An architecture for Europe

The European Union’s fledging architecture has for many years been the subject of multi-faceted debate. The recent joint French and German proposal to install two presidents at the helm of the EU brought together the distinct views of federalists and intergovernmentalists and also reconfirmed the role of the Berlin-Paris axis as the prime mover in the bloc. The plan’s drawback is its dual-power arrangement, thereby leaving more potential for rift and collision. The six-month rotating Council presidency involving all member states left no room for antagonism with the European Commission. Having a permanent Council president as well as an enhanced Commission president elected by the European Parliament would be likely to create problems. Even more so given that the dividing lines between their areas of responsibility would be blurred. Federalists want to see a president elected by the parliament.
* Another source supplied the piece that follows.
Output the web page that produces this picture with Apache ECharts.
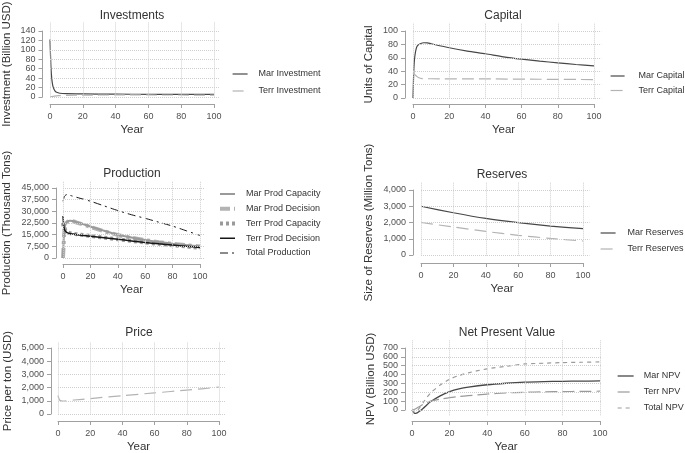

Their position is clear. But it remains far from clear to what extent the EU can evolve into a federation in the traditional sense. Europe consists of nation states and integration cannot go on forever. The EU can only survive to the extent that it respects its constituent nations and their cultures. The EU cannot become a melting pot of different nations and cultures in the manner the USA has. Those who dream of a supranational, homogenized Europe only undermine the unification process. The nation state has always taken revenge on those who tried to abolish it – at least prematurely. Attempting to manipulate historical evolution has always wrought disastrous results. Despite its drawbacks, a dual leadership is perhaps the safest step toward further integration. It represents a transitional compromise that will be put to the test in order to prepare for the next step.